Well the only uses I can think of, I'd prefer an unlimited-size big integer struct anyway... Since they can't be operated on in registers (at least in x86), their value seems limited.
December 28, 2008
Re: 128 bit signed and unsigned integer types
Hello Walter,

> You know, the unimplemented 128 bit integer types.
> 
> Does anyone have a use for these?
> 


Was that "cent" and "ucent"?

Would any of these map well to SSE Instructions on Intel CPU's?

-JJR
December 28, 2008
Re: 128 bit signed and unsigned integer types
== Quote from Walter Bright (newshound1@digitalmars.com)'s article
> You know, the unimplemented 128 bit integer types.
> Does anyone have a use for these?

Well, we've got bigints in both Phobos and Tango now.  Given the clumsiness or
downright impossibility of manipulating 128-bit ints in hardware on x86-32, would
they even be much faster than bigints?  I mean, you couldn't even fit 2 128-bit
ints plus a stack pointer in the general-purpose registers of an x86.
December 28, 2008
Re: 128 bit signed and unsigned integer types
John Reimer wrote:
> Hello Walter,
> 
>> You know, the unimplemented 128 bit integer types.
>>
>> Does anyone have a use for these?
>>
> 
> 
> Was that "cent" and "ucent"?

yes.

> Would any of these map well to SSE Instructions on Intel CPU's?

Not a chance :-(
December 28, 2008
Re: 128 bit signed and unsigned integer types
Hello dsimcha,

> == Quote from Walter Bright (newshound1@digitalmars.com)'s article
> 
>> You know, the unimplemented 128 bit integer types. Does anyone have a
>> use for these?
>> 
> Well, we've got bigints in both Phobos and Tango now.  Given the
> clumsiness or downright impossibility of manipulating 128-bit ints in
> hardware on x86-32, would they even be much faster than bigints?  I
> mean, you couldn't even fit 2 128-bit ints plus a stack pointer in the
> general-purpose registers of an x86.
> 


That's why I was asking about SSE... I believe that they have 128-bit registers 
that can be viewed as integers and unsigned integers.  But I'm not very familiar 
with how this works.

-JJR
December 28, 2008
Re: 128 bit signed and unsigned integer types
dsimcha wrote:
> == Quote from Walter Bright (newshound1@digitalmars.com)'s article
>> You know, the unimplemented 128 bit integer types.
>> Does anyone have a use for these?
> 
> Well, we've got bigints in both Phobos and Tango now.  Given the clumsiness or
> downright impossibility of manipulating 128-bit ints in hardware on x86-32, would
> they even be much faster than bigints?  I mean, you couldn't even fit 2 128-bit
> ints plus a stack pointer in the general-purpose registers of an x86.

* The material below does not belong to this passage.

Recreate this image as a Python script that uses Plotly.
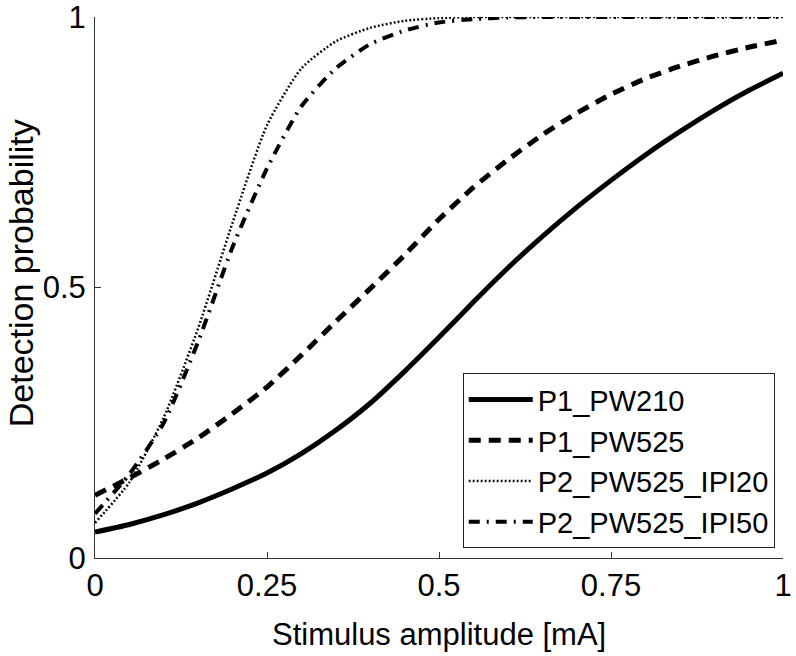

It can be done (not impractical at all), the issue is is it worth while?
December 28, 2008
Re: 128 bit signed and unsigned integer types
On Sat, 27 Dec 2008 20:38:12 -0800, Walter Bright wrote:

> You know, the unimplemented 128 bit integer types.
> 
> Does anyone have a use for these?

Cryptographers would.

-- 
Derek Parnell
Melbourne, Australia
skype: derek.j.parnell
December 28, 2008
Re: 128 bit signed and unsigned integer types
Walter Bright:
> It can be done (not impractical at all), the issue is is it worth while?

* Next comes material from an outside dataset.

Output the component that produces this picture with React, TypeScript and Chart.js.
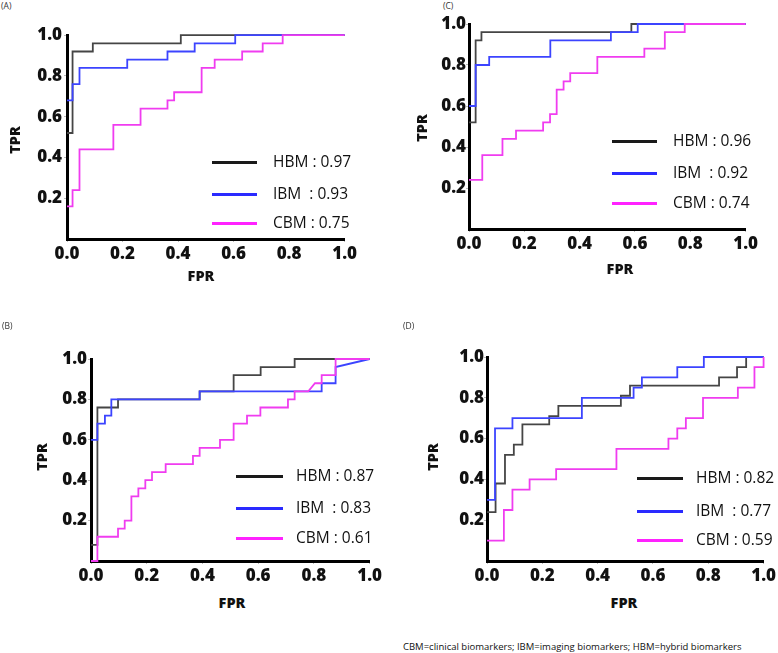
import React, { useEffect, useRef } from "react";
import { Chart, registerables } from "chart.js";

Chart.register(...registerables);

// ---------- data ----------
const seriesNames = ["HBM", "IBM", "CBM"];
const xTicks = [0, 0.2, 0.4, 0.6, 0.8, 1.0];
const yTicks = [0.2, 0.4, 0.6, 0.8, 1.0];

// Panel A
const aAuc = [0.97, 0.93, 0.75];
const aHbmFpr = [0, 0.02, 0.02, 0.093, 0.093, 0.41, 0.41, 1.0];
const aHbmTpr = [0.52, 0.52, 0.92, 0.92, 0.96, 0.96, 1.0, 1.0];
const aIbmFpr = [0, 0.02, 0.02, 0.045, 0.045, 0.217, 0.217, 0.362, 0.362, 0.46, 0.46, 0.606, 0.606, 1.0];
const aIbmTpr = [0.68, 0.68, 0.76, 0.76, 0.84, 0.84, 0.88, 0.88, 0.92, 0.92, 0.96, 0.96, 1.0, 1.0];
const aCbmFpr = [0, 0.02, 0.02, 0.045, 0.045, 0.167, 0.167, 0.265, 0.265, 0.362, 0.362, 0.386, 0.386, 0.485, 0.485, 0.532, 0.532, 0.631, 0.631, 0.705, 0.705, 0.777, 0.777, 1.0];
const aCbmTpr = [0.16, 0.16, 0.24, 0.24, 0.44, 0.44, 0.56, 0.56, 0.64, 0.64, 0.68, 0.68, 0.72, 0.72, 0.84, 0.84, 0.88, 0.88, 0.92, 0.92, 0.96, 0.96, 1.0, 1.0];

// Panel C
const cAuc = [0.96, 0.92, 0.74];
const cHbmFpr = [0, 0.024, 0.024, 0.045, 0.045, 0.587, 0.587, 1.0];
const cHbmTpr = [0.52, 0.52, 0.92, 0.92, 0.96, 0.96, 1.0, 1.0];
const cIbmFpr = [0, 0.024, 0.024, 0.073, 0.073, 0.294, 0.294, 0.513, 0.513, 0.61, 0.61, 1.0];
const cIbmTpr = [0.6, 0.6, 0.8, 0.8, 0.84, 0.84, 0.92, 0.92, 0.96, 0.96, 1.0, 1.0];
const cCbmFpr = [0, 0.048, 0.048, 0.121, 0.121, 0.17, 0.17, 0.268, 0.268, 0.293, 0.293, 0.317, 0.317, 0.342, 0.342, 0.366, 0.366, 0.464, 0.464, 0.634, 0.634, 0.708, 0.708, 0.78, 0.78, 1.0];
const cCbmTpr = [0.24, 0.24, 0.36, 0.36, 0.44, 0.44, 0.48, 0.48, 0.52, 0.52, 0.56, 0.56, 0.68, 0.68, 0.72, 0.72, 0.76, 0.76, 0.84, 0.84, 0.88, 0.88, 0.96, 0.96, 1.0, 1.0];

// Panel B
const bAuc = [0.87, 0.83, 0.61];
const bHbmFpr = [0, 0.023, 0.023, 0.097, 0.097, 0.39, 0.39, 0.512, 0.512, 0.609, 0.609, 0.731, 0.731, 1.0];
const bHbmTpr = [0.08, 0.08, 0.76, 0.76, 0.8, 0.8, 0.84, 0.84, 0.92, 0.92, 0.96, 0.96, 1.0, 1.0];
const bIbmFpr = [0, 0.023, 0.023, 0.05, 0.05, 0.073, 0.073, 0.39, 0.39, 0.828, 0.828, 0.878, 0.878, 1.0];
const bIbmTpr = [0.6, 0.6, 0.68, 0.68, 0.72, 0.72, 0.8, 0.8, 0.84, 0.84, 0.88, 0.88, 0.96, 1.0];
const bCbmFpr = [0, 0.023, 0.023, 0.097, 0.097, 0.121, 0.121, 0.145, 0.145, 0.17, 0.17, 0.195, 0.195, 0.219, 0.219, 0.268, 0.268, 0.366, 0.366, 0.39, 0.39, 0.463, 0.463, 0.512, 0.512, 0.56, 0.56, 0.608, 0.608, 0.707, 0.707, 0.731, 0.731, 0.78, 0.804, 0.828, 0.828, 0.878, 0.878, 1.0];
const bCbmTpr = [0, 0, 0.12, 0.12, 0.16, 0.16, 0.2, 0.2, 0.32, 0.32, 0.36, 0.36, 0.4, 0.4, 0.44, 0.44, 0.48, 0.48, 0.52, 0.52, 0.56, 0.56, 0.6, 0.6, 0.68, 0.68, 0.72, 0.72, 0.76, 0.76, 0.8, 0.8, 0.84, 0.84, 0.88, 0.88, 0.92, 0.92, 1.0, 1.0];

// Panel D
const dAuc = [0.82, 0.77, 0.59];
const dHbmFpr = [0, 0.031, 0.031, 0.065, 0.065, 0.097, 0.097, 0.128, 0.128, 0.225, 0.225, 0.258, 0.258, 0.484, 0.484, 0.517, 0.517, 0.839, 0.839, 0.904, 0.904, 0.937, 0.937, 1.0];
const dHbmTpr = [0.24, 0.24, 0.38, 0.38, 0.52, 0.52, 0.57, 0.57, 0.67, 0.67, 0.71, 0.71, 0.76, 0.76, 0.81, 0.81, 0.86, 0.86, 0.9, 0.9, 0.95, 0.95, 1.0, 1.0];
const dIbmFpr = [0, 0.029, 0.029, 0.092, 0.092, 0.343, 0.343, 0.53, 0.53, 0.56, 0.56, 0.688, 0.688, 0.784, 0.784, 1.0];
const dIbmTpr = [0.3, 0.3, 0.65, 0.65, 0.7, 0.7, 0.8, 0.8, 0.85, 0.85, 0.9, 0.9, 0.95, 0.95, 1.0, 1.0];
const dCbmFpr = [0, 0.061, 0.061, 0.092, 0.092, 0.154, 0.154, 0.25, 0.25, 0.468, 0.468, 0.656, 0.656, 0.688, 0.688, 0.719, 0.719, 0.781, 0.781, 0.907, 0.907, 0.967, 0.967, 1.0, 1.0];
const dCbmTpr = [0.1, 0.1, 0.25, 0.25, 0.35, 0.35, 0.4, 0.4, 0.45, 0.45, 0.55, 0.55, 0.6, 0.6, 0.65, 0.65, 0.7, 0.7, 0.8, 0.8, 0.85, 0.85, 0.95, 0.95, 1.0];

const footnote = "CBM=clinical biomarkers; IBM=imaging biomarkers; HBM=hybrid biomarkers";

// ---------- styles ----------
const FONT = "'Open Sans', 'DejaVu Sans', sans-serif";
const curveColors = ["#454545", "#3c44ff", "#f03cf0"];
const legendColors = ["#1a1a1a", "#2a2aff", "#ff22ff"];
const legendPrefix = ["HBM ", "IBM  ", "CBM "];

const PAD_L = 60;
const PAD_T = 12;
const PAD_R = 12;
const PAD_B = 30;

type Layout = {
  tag: string;
  plot: { l: number; r: number; t: number; b: number };
  tagPos: { x: number; y: number };
  tpr: { x: number; y: number };
  fpr: { x: number; y: number };
  leg: { x1: number; x2: number; ys: number[]; tx: number };
  yPad: number;
};

const panels: { layout: Layout; auc: number[]; fpr: number[][]; tpr: number[][] }[] = [
  {
    layout: {
      tag: "(A)", plot: { l: 67, r: 347, t: 35, b: 239 }, tagPos: { x: 1, y: 6 },
      tpr: { x: 15, y: 140 }, fpr: { x: 201, y: 276 },
      leg: { x1: 212, x2: 257, ys: [162, 194, 223], tx: 273 }, yPad: 2,
    },
    auc: aAuc, fpr: [aHbmFpr, aIbmFpr, aCbmFpr], tpr: [aHbmTpr, aIbmTpr, aCbmTpr],
  },
  {
    layout: {
      tag: "(C)", plot: { l: 469, r: 748, t: 24, b: 229 }, tagPos: { x: 443, y: 6 },
      tpr: { x: 422, y: 128 }, fpr: { x: 620, y: 269 },
      leg: { x1: 612, x2: 657, ys: [141, 173, 203], tx: 673 }, yPad: 0,
    },
    auc: cAuc, fpr: [cHbmFpr, cIbmFpr, cCbmFpr], tpr: [cHbmTpr, cIbmTpr, cCbmTpr],
  },
  {
    layout: {
      tag: "(B)", plot: { l: 91, r: 372, t: 359, b: 561 }, tagPos: { x: 2, y: 326 },
      tpr: { x: 42, y: 457 }, fpr: { x: 232, y: 603 },
      leg: { x1: 236, x2: 283, ys: [476, 508, 538], tx: 296 }, yPad: 1,
    },
    auc: bAuc, fpr: [bHbmFpr, bIbmFpr, bCbmFpr], tpr: [bHbmTpr, bIbmTpr, bCbmTpr],
  },
  {
    layout: {
      tag: "(D)", plot: { l: 487, r: 766, t: 357, b: 561 }, tagPos: { x: 403, y: 326 },
      tpr: { x: 433, y: 457 }, fpr: { x: 624, y: 603 },
      leg: { x1: 637, x2: 683, ys: [478, 511, 540], tx: 696 }, yPad: 0,
    },
    auc: dAuc, fpr: [dHbmFpr, dIbmFpr, dCbmFpr], tpr: [dHbmTpr, dIbmTpr, dCbmTpr],
  },
];

function RocPanel({ p }: { p: (typeof panels)[number] }) {
  const ref = useRef<HTMLCanvasElement>(null);
  const L = p.layout;
  const W = L.plot.r - L.plot.l + PAD_L + PAD_R;
  const H = L.plot.b - L.plot.t + PAD_T + PAD_B;

  useEffect(() => {
    const tickFont = { family: FONT, size: 17, weight: 800 };
    const chart = new Chart(ref.current as HTMLCanvasElement, {
      type: "line",
      data: {
        datasets: seriesNames.map((name, i) => ({
          label: name,
          data: p.fpr[i].map((x, k) => ({ x, y: p.tpr[i][k] })),
          borderColor: curveColors[i],
          backgroundColor: curveColors[i],
          borderWidth: 1.8,
          pointRadius: 0,
          fill: false,
          tension: 0,
          order: 3 - i,
          clip: 4,
        })),
      },
      options: {
        responsive: false,
        animation: false,
        devicePixelRatio: 1,
        events: [],
        layout: { padding: { left: 0, top: PAD_T, right: PAD_R, bottom: 0 } },
        plugins: { legend: { display: false }, tooltip: { enabled: false }, title: { display: false } },
        scales: {
          x: {
            type: "linear",
            min: 0,
            max: 1,
            afterFit: (s: any) => { s.height = PAD_B; },
            afterBuildTicks: (s: any) => { s.ticks = xTicks.map((v) => ({ value: v })); },
            ticks: {
              callback: (v: any) => Number(v).toFixed(1),
              font: tickFont, color: "#111", padding: 2, maxRotation: 0, autoSkip: false,
            },
            grid: { display: true, drawOnChartArea: false, drawTicks: true, tickLength: 3, color: "#bbbbbb" },
            border: { display: true, color: "#000", width: 3 },
          },
          y: {
            type: "linear",
            min: 0,
            max: 1,
            afterFit: (s: any) => { s.width = PAD_L; },
            afterBuildTicks: (s: any) => { s.ticks = yTicks.map((v) => ({ value: v })); },
            ticks: {
              callback: (v: any) => Number(v).toFixed(1),
              font: tickFont, color: "#111", padding: L.yPad, autoSkip: false,
            },
            grid: { display: true, drawOnChartArea: false, drawTicks: true, tickLength: 3, color: "#bbbbbb" },
            border: { display: true, color: "#000", width: 3 },
          },
        },
      } as any,
    });
    return () => chart.destroy();
  }, []);

  const txt: React.CSSProperties = { position: "absolute", fontFamily: FONT, color: "#111", whiteSpace: "pre", lineHeight: 1 };

  return (
    <>
      <canvas
        ref={ref}
        width={W}
        height={H}
        style={{ position: "absolute", left: L.plot.l - PAD_L, top: L.plot.t - PAD_T, width: W, height: H }}
      />
      <div style={{ ...txt, left: L.tagPos.x, top: L.tagPos.y, transform: "translateY(-50%)", fontSize: 8.5, color: "#333" }}>
        {L.tag}
      </div>
      <div style={{ ...txt, left: L.tpr.x, top: L.tpr.y, transform: "translate(-50%,-50%) rotate(-90deg)", fontSize: 14.5, fontWeight: 800 }}>
        TPR
      </div>
      <div style={{ ...txt, left: L.fpr.x, top: L.fpr.y, transform: "translate(-50%,-50%)", fontSize: 14.5, fontWeight: 800 }}>
        FPR
      </div>
      {seriesNames.map((n, i) => (
        <React.Fragment key={n}>
          <div style={{ position: "absolute", left: L.leg.x1, top: L.leg.ys[i] - 1, width: L.leg.x2 - L.leg.x1, height: 2.5, background: legendColors[i] }} />
          <div style={{ ...txt, left: L.leg.tx, top: L.leg.ys[i], transform: "translateY(-50%)", fontSize: 15.5 }}>
            {legendPrefix[i] + ": " + p.auc[i].toFixed(2)}
          </div>
        </React.Fragment>
      ))}
    </>
  );
}

export default function App() {
  return (
    <div style={{ position: "absolute", left: 0, top: 0, width: 778, height: 653, overflow: "hidden", background: "#fff" }}>
      {panels.map((p) => (
        <RocPanel key={p.layout.tag} p={p} />
      ))}
      <div style={{ position: "absolute", left: 403, top: 647, transform: "translateY(-50%)", fontFamily: FONT, fontSize: 9.5, color: "#111", whiteSpace: "pre", lineHeight: 1 }}>
        {footnote}
      </div>
    </div>
  );
}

128 bit are two words in the 64-bit CPUs that are now getting very common. So it's  like 64 bit operations on 32 bit CPUs.

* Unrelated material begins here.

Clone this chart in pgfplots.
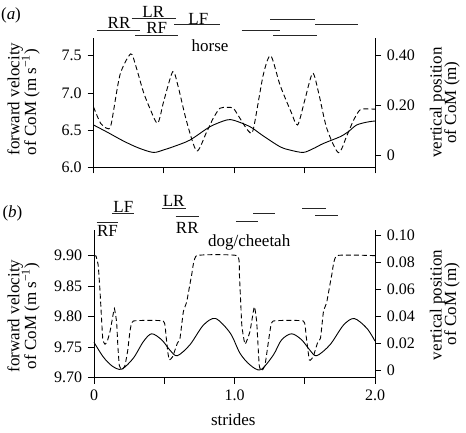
\documentclass[border=0pt]{standalone}
\usepackage{fontspec}
\setmainfont{Liberation Serif}
\usepackage{pgfplots}
\pgfplotsset{compat=1.18}

\pgfplotstableread{
x y
0.000 6.569
0.100 6.470
0.212 6.354
0.320 6.260
0.425 6.200
0.500 6.235
0.567 6.277
0.686 6.367
0.828 6.546
0.946 6.636
1.000 6.630
1.112 6.546
1.200 6.430
1.325 6.277
1.400 6.230
1.490 6.200
1.560 6.250
1.633 6.320
1.751 6.410
1.810 6.478
1.870 6.569
1.950 6.610
2.000 6.622
}\horseV

\pgfplotstableread{
x y
0.000 0.195
0.050 0.130
0.094 0.110
0.125 0.125
0.188 0.323
0.264 0.407
0.300 0.360
0.354 0.256
0.400 0.190
0.456 0.130
0.500 0.220
0.563 0.336
0.600 0.280
0.662 0.136
0.733 0.019
0.800 0.090
0.851 0.150
0.899 0.190
0.950 0.193
0.993 0.190
1.040 0.150
1.100 0.099
1.135 0.105
1.206 0.323
1.259 0.400
1.325 0.283
1.400 0.180
1.450 0.123
1.500 0.220
1.557 0.330
1.600 0.250
1.657 0.110
1.740 0.012
1.800 0.080
1.846 0.140
1.893 0.183
1.950 0.187
2.000 0.186
}\horseZ

\pgfplotstableread{
x y
0.000 9.758
0.066 9.734
0.130 9.719
0.197 9.714
0.280 9.732
0.351 9.759
0.410 9.772
0.482 9.762
0.541 9.745
0.593 9.736
0.683 9.754
0.778 9.786
0.865 9.797
0.970 9.773
1.039 9.740
1.110 9.721
1.186 9.713
1.276 9.737
1.335 9.762
1.407 9.772
1.478 9.762
1.537 9.745
1.585 9.736
1.680 9.754
1.775 9.786
1.852 9.797
1.942 9.781
2.000 9.760
}\dogV

\pgfplotstableread{
x y
0.000 0.0852
0.014 0.0850
0.030 0.0780
0.043 0.0585
0.062 0.0240
0.078 0.0196
0.095 0.0220
0.114 0.0290
0.130 0.0380
0.145 0.0460
0.161 0.0360
0.170 0.0180
0.180 0.0040
0.197 0.0005
0.210 0.0020
0.221 0.0040
0.240 0.0150
0.256 0.0290
0.280 0.0368
0.493 0.0368
0.512 0.0264
0.525 0.0140
0.536 0.0079
0.560 0.0104
0.593 0.0203
0.612 0.0240
0.636 0.0437
0.660 0.0511
0.695 0.0709
0.731 0.0852
1.019 0.0852
1.035 0.0709
1.052 0.0339
1.075 0.0196
1.110 0.0290
1.141 0.0474
1.158 0.0360
1.176 0.0040
1.193 0.0000
1.217 0.0040
1.252 0.0290
1.276 0.0368
1.490 0.0368
1.509 0.0264
1.533 0.0079
1.560 0.0104
1.590 0.0203
1.612 0.0240
1.633 0.0437
1.657 0.0510
1.692 0.0709
1.728 0.0852
2.000 0.0852
}\dogZ

\begin{document}
\fontsize{17}{20}\selectfont
\begin{tikzpicture}
\useasboundingbox (0pt,0pt) rectangle (466pt,432pt);
\pgfplotsset{
  base/.style={scale only axis, xmin=0, xmax=2, clip=false,
    tick align=outside, major tick length=6pt,
    axis line style={line width=0.8pt, black},
    every tick/.style={line width=0.8pt, black},
    ticklabel style={font=\fontsize{16}{18}\selectfont},
    /pgf/number format/assume math mode=true,
    xtick={0,0.5,1,1.5,2}},
  vel/.style={black, line width=0.9pt, smooth, tension=0.5},
  pos/.style={black, line width=0.9pt, dash pattern=on 5pt off 3pt},
  gait/.style={black!85, line width=1pt},
}
% ---------- panel (a) ----------
\begin{axis}[base, at={(93.5pt,264.7pt)}, anchor=south west,
  width=281.5pt, height=129pt,
  axis x line*=bottom, axis y line*=left,
  ymin=6.0, ymax=7.734,
  ytick={6,6.5,7,7.5}, yticklabels={6.0,6.5,7.0,7.5},
  xticklabels={,,,,}]
\addplot[vel] table {\horseV};
% gait bars
\addplot[gait] coordinates {(0.023,7.845) (0.330,7.845)};
\addplot[gait] coordinates {(0.271,8.003) (0.584,8.003)};
\addplot[gait] coordinates {(0.295,7.778) (0.602,7.778)};
\addplot[gait] coordinates {(0.574,7.913) (0.899,7.913)};
\addplot[gait] coordinates {(1.053,7.836) (1.325,7.836)};
\addplot[gait] coordinates {(1.254,7.989) (1.574,7.989)};
\addplot[gait] coordinates {(1.277,7.765) (1.586,7.765)};
\addplot[gait] coordinates {(1.574,7.913) (1.881,7.913)};
\end{axis}
\begin{axis}[base, at={(93.5pt,264.7pt)}, anchor=south west,
  width=281.5pt, height=129pt,
  axis x line=none, axis y line*=right,
  ymin=-0.0464, ymax=0.4696,
  ytick={0,0.2,0.4}, yticklabels={0,0.20,0.40}]
\addplot[pos, smooth, tension=0.45] table {\horseZ};
\end{axis}
% ---------- panel (b) ----------
\begin{axis}[base, at={(94pt,54.3pt)}, anchor=south west,
  width=281pt, height=147.7pt,
  axis x line*=bottom, axis y line*=left,
  ymin=9.70, ymax=9.942,
  ytick={9.70,9.75,9.80,9.85,9.90}, yticklabels={9.70,9.75,9.80,9.85,9.90},
  xticklabels={0,,1.0,,2.0}]
\addplot[vel] table {\dogV};
\addplot[gait] coordinates {(0.127,9.9684) (0.288,9.9684)};
\addplot[gait] coordinates {(0.019,9.9548) (0.173,9.9548)};
\addplot[gait] coordinates {(0.482,9.9777) (0.653,9.9777)};
\addplot[gait] coordinates {(0.581,9.9639) (0.747,9.9639)};
\addplot[gait] coordinates {(1.009,9.9557) (1.165,9.9557)};
\addplot[gait] coordinates {(1.134,9.9684) (1.288,9.9684)};
\addplot[gait] coordinates {(1.483,9.9777) (1.649,9.9777)};
\addplot[gait] coordinates {(1.573,9.9651) (1.740,9.9651)};
\end{axis}
\begin{axis}[base, at={(94pt,54.3pt)}, anchor=south west,
  width=281pt, height=147.7pt,
  axis x line=none, axis y line*=right,
  ymin=-0.0052, ymax=0.1042,
  ytick={0,0.02,0.04,0.06,0.08,0.10}, yticklabels={0,0.02,0.04,0.06,0.08,0.10}]
\addplot[pos, smooth, tension=0.25] table {\dogZ};
\end{axis}
% ---------- texts ----------
\node at (11pt,417pt) {(\textit{a})};
\node at (12.5pt,219pt) {(\textit{b})};
\node[anchor=base] at (210pt,380.3pt) {horse};
\node[anchor=base] at (249.2pt,186pt) {dog/cheetah};
\node[anchor=base] at (233.3pt,6.5pt) {strides};
% gait labels (a)
\node[anchor=base] at (119pt,403.7pt) {RR};
\node[anchor=base] at (153.3pt,414.7pt) {LR};
\node[anchor=base] at (156.7pt,398pt) {RF};
\node[anchor=base] at (198.3pt,407.5pt) {LF};
% gait labels (b)
\node[anchor=base] at (123.3pt,219.3pt) {LF};
\node[anchor=base] at (107.5pt,195.3pt) {RF};
\node[anchor=base] at (173.7pt,225.3pt) {LR};
\node[anchor=base] at (187.3pt,198.7pt) {RR};
% axis titles
\node[rotate=90, anchor=base] at (19.3pt,333pt) {forward velocity};
\node[rotate=90, anchor=base] at (36pt,330pt) {of CoM (m s\textsuperscript{−1})};
\node[rotate=90, anchor=base] at (441.7pt,329.5pt) {vertical position};
\node[rotate=90, anchor=base] at (456pt,329.5pt) {of CoM (m)};
\node[rotate=90, anchor=base] at (19.3pt,116pt) {forward velocity};
\node[rotate=90, anchor=base] at (36pt,116pt) {of CoM (m s\textsuperscript{−1})};
\node[rotate=90, anchor=base] at (441.7pt,127pt) {vertical position};
\node[rotate=90, anchor=base] at (456pt,128pt) {of CoM (m)};
\end{tikzpicture}
\end{document}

A possible use is for runtime test for overflows: you can perform operations among 64 bit integers with 128 bit precision, and then you can look at the result if it fits still in 64 bits. If not, you can raise an overflow exception (probably there other ways to test for overflow, but this seems simple to implement). You can use 64 bits to implement the safe operations among 32-16-8 bit numbers on the 64 bit CPUs).